One challenge in working with students of any age is language. As scientists, we become comfortable with jargon unfamiliar to most family and friends, let alone teachers and students. Good teaching (which is what you are doing online) is about being understood and checking for understanding.
If it becomes clear that students are not getting a point or not responding to a question, try rephrasing or approaching the topic in another way. If the team is still not showing understanding, you may need to continue to simplify and modify your expectations accordingly. The class teacher may also have suggestions for communication strategies with a particular team, or can help you align your expectations so that you are challenging the team but not overwhelming them.
Blog Posting Tips
- Assume a 5th grade reading level
- Use short sentences with non-technical language
- Use active voice, not passive
- Avoid double negatives
- Include one main idea per paragraph
- Check for understanding regularly
Think 2 sentences, no jargon, few uncommon words.

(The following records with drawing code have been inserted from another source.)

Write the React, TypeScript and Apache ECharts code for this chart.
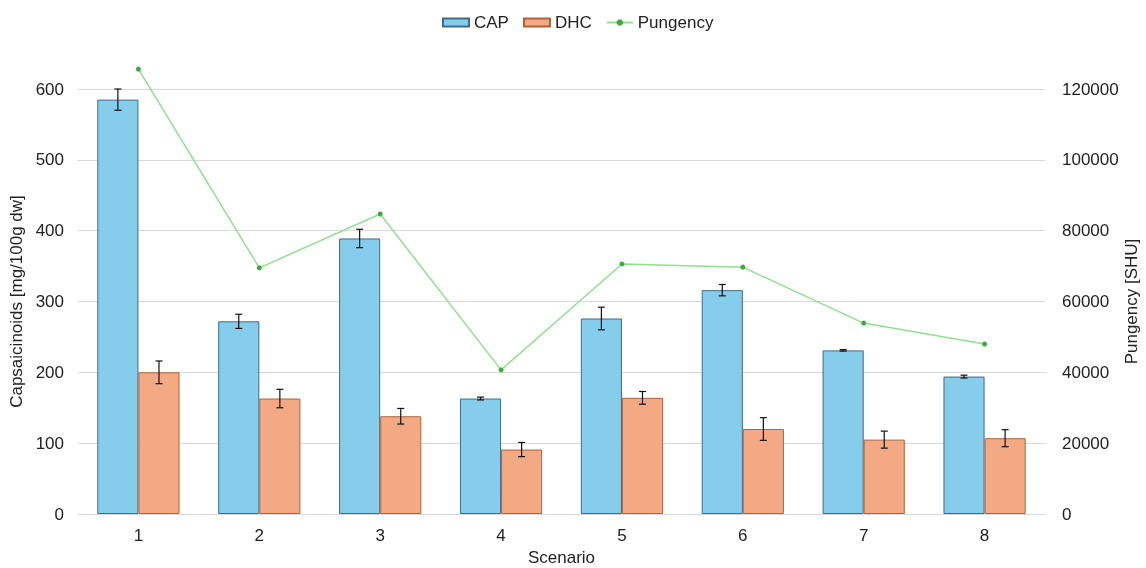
import React, { useEffect, useRef } from "react";
import * as echarts from "echarts";

const categories = ["1", "2", "3", "4", "5", "6", "7", "8"];
const capValues = [585, 272, 389, 163, 276, 316, 231, 194];
const capErrors = [15, 10, 13, 2, 16, 8, 1, 2];
const dhcValues = [200, 163, 138, 91, 164, 120, 105, 107];
const dhcErrors = [16, 13, 11, 10, 9, 16, 12, 12];
const pungency = [125600, 69500, 84700, 40700, 70600, 69700, 53900, 48000];

const leftTicks = { min: 0, max: 600, interval: 100 };
const rightTicks = { min: 0, max: 120000, interval: 20000 };

const FONT = "Liberation Sans, Arial, sans-serif";

export default function App() {
  const ref = useRef<HTMLDivElement>(null);
  useEffect(() => {
    const chart = echarts.init(ref.current!, null, { renderer: "svg" });
    const errRender = (values: number[], errors: number[], side: number) => (params: any, api: any) => {
      const i = api.value(0);
      const v = values[i];
      const e = errors[i];
      const band = api.size([1, 0])[0];
      const off = side * band * 0.17;
      const top = api.coord([i, v + e]);
      const bot = api.coord([i, v - e]);
      const x = top[0] + off;
      const cap = 3.5;
      const style = { stroke: "#111", lineWidth: 1.2 };
      return {
        type: "group",
        children: [
          { type: "line", shape: { x1: x, y1: top[1], x2: x, y2: bot[1] }, style },
          { type: "line", shape: { x1: x - cap, y1: top[1], x2: x + cap, y2: top[1] }, style },
          { type: "line", shape: { x1: x - cap, y1: bot[1], x2: x + cap, y2: bot[1] }, style },
        ],
      };
    };
    chart.setOption({
      animation: false,
      textStyle: { fontFamily: FONT },
      legend: {
        top: 9,
        left: 437,
        itemWidth: 26,
        itemHeight: 8,
        itemGap: 14,
        textStyle: { fontSize: 17, color: "#222", fontFamily: FONT },
        data: [
          { name: "CAP", icon: "rect" },
          { name: "DHC", icon: "rect" },
          { name: "Pungency" },
        ],
      },
      grid: { left: 78, right: 101, top: 89, bottom: 54, outerBoundsMode: "none", containLabel: false },
      xAxis: {
        type: "category",
        data: categories,
        name: "Scenario",
        nameLocation: "middle",
        nameGap: 35,
        nameTextStyle: { fontSize: 17, color: "#222" },
        axisLine: { lineStyle: { color: "#d9d9d9" } },
        axisTick: { show: false },
        axisLabel: { fontSize: 17, color: "#222", margin: 13 },
      },
      yAxis: [
        {
          type: "value",
          ...leftTicks,
          name: "Capsaicinoids [mg/100g dw]",
          nameLocation: "middle",
          nameGap: 49,
          nameTextStyle: { fontSize: 17, color: "#222" },
          axisLine: { show: false },
          axisTick: { show: false },
          axisLabel: { fontSize: 17, color: "#222", margin: 14 },
          splitLine: { lineStyle: { color: "#d9d9d9" } },
        },
        {
          type: "value",
          ...rightTicks,
          name: "Pungency [SHU]",
          nameLocation: "middle",
          nameGap: 78,
          nameMoveOverlap: false,
          nameTextStyle: { fontSize: 17, color: "#222" },
          axisLine: { show: false },
          axisTick: { show: false },
          axisLabel: { fontSize: 17, color: "#222", margin: 17, formatter: (v: number) => String(v) },
          splitLine: { show: false },
        },
      ],
      series: [
        {
          name: "CAP",
          type: "bar",
          data: capValues,
          barGap: "0%",
          barCategoryGap: "32%",
          itemStyle: { color: "#85cdea", borderColor: "#3e6b8a", borderWidth: 1 },
        },
        {
          name: "DHC",
          type: "bar",
          data: dhcValues,
          barGap: "0%",
          barCategoryGap: "32%",
          itemStyle: { color: "#f3aa84", borderColor: "#b0623a", borderWidth: 1 },
        },
        {
          name: "Pungency",
          type: "line",
          yAxisIndex: 1,
          data: pungency,
          clip: false,
          symbol: "circle",
          symbolSize: 5,
          lineStyle: { color: "#8ee28e", width: 1.5 },
          itemStyle: { color: "#3daa3d" },
          z: 5,
        },
        {
          type: "custom",
          name: "capErr",
          data: categories.map((_, i) => [i]),
          renderItem: errRender(capValues, capErrors, -1),
          clip: false,
          z: 4,
          silent: true,
        },
        {
          type: "custom",
          name: "dhcErr",
          data: categories.map((_, i) => [i]),
          renderItem: errRender(dhcValues, dhcErrors, 1),
          clip: false,
          z: 4,
          silent: true,
        },
      ],
    });
    return () => chart.dispose();
  }, []);
  return <div ref={ref} style={{ position: "fixed", left: 0, top: 0, width: 1146, height: 568 }} />;
}
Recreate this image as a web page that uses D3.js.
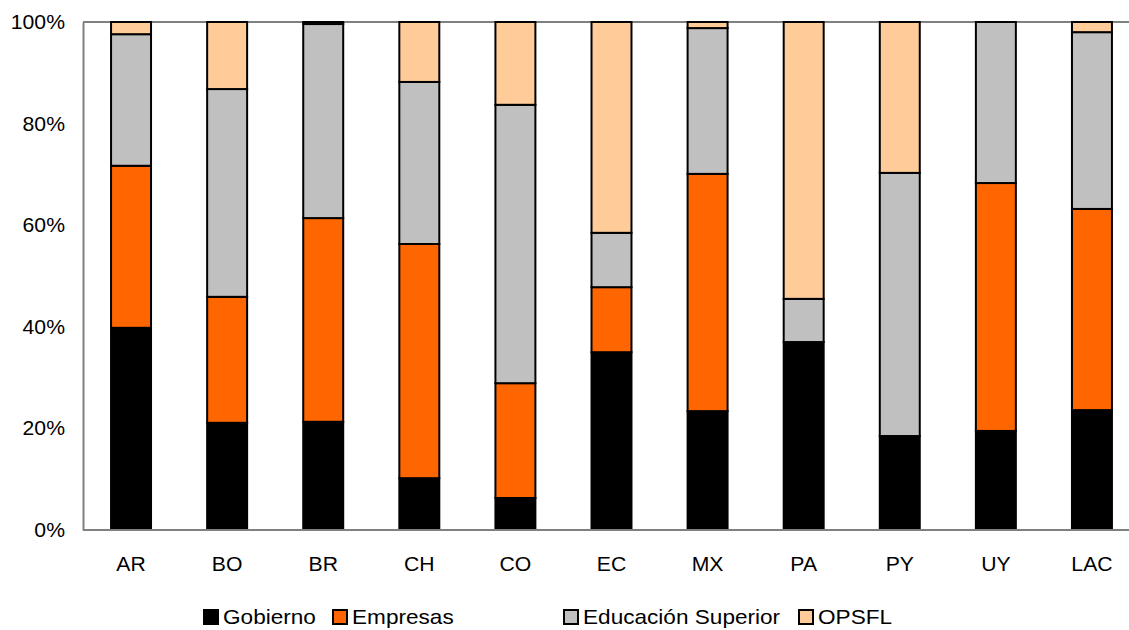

“Rice is grown in flooded fields, usually to kill weeds. But rice plants do not like it when they are submerged in water for longer periods”
On the other hand, there are teams that may exceed your expectations. Many teams will raise the level of their conversation when challenged. Some high school students may be capable of communicating at an undergraduate level. Be aware in these cases that although one or two students may be adept communicators, by increasing the complexity of your posts you may lose less adept members of the team who have difficulty following posts that are wordy or include long and complicated sentences or uncommon words.
How Do I Know What the Students Know?
- Start by uncovering the knowledge that your students have. Help students see what they truly know and get them thinking about what it means.
- Encourage students to make links between everyday experience and the research they are doing. Bring students’ attention to plants outside their classroom and encourage broader observation.
Working with English Language Learners (ELL)
When students are in the process of learning to communicate and understand the English language, they are especially in need of simple, short communications with a clear purpose. The blog posting tips provided are especially important to follow, and it’s a good idea to check regularly for understanding and rephrase key questions or responses when necessary.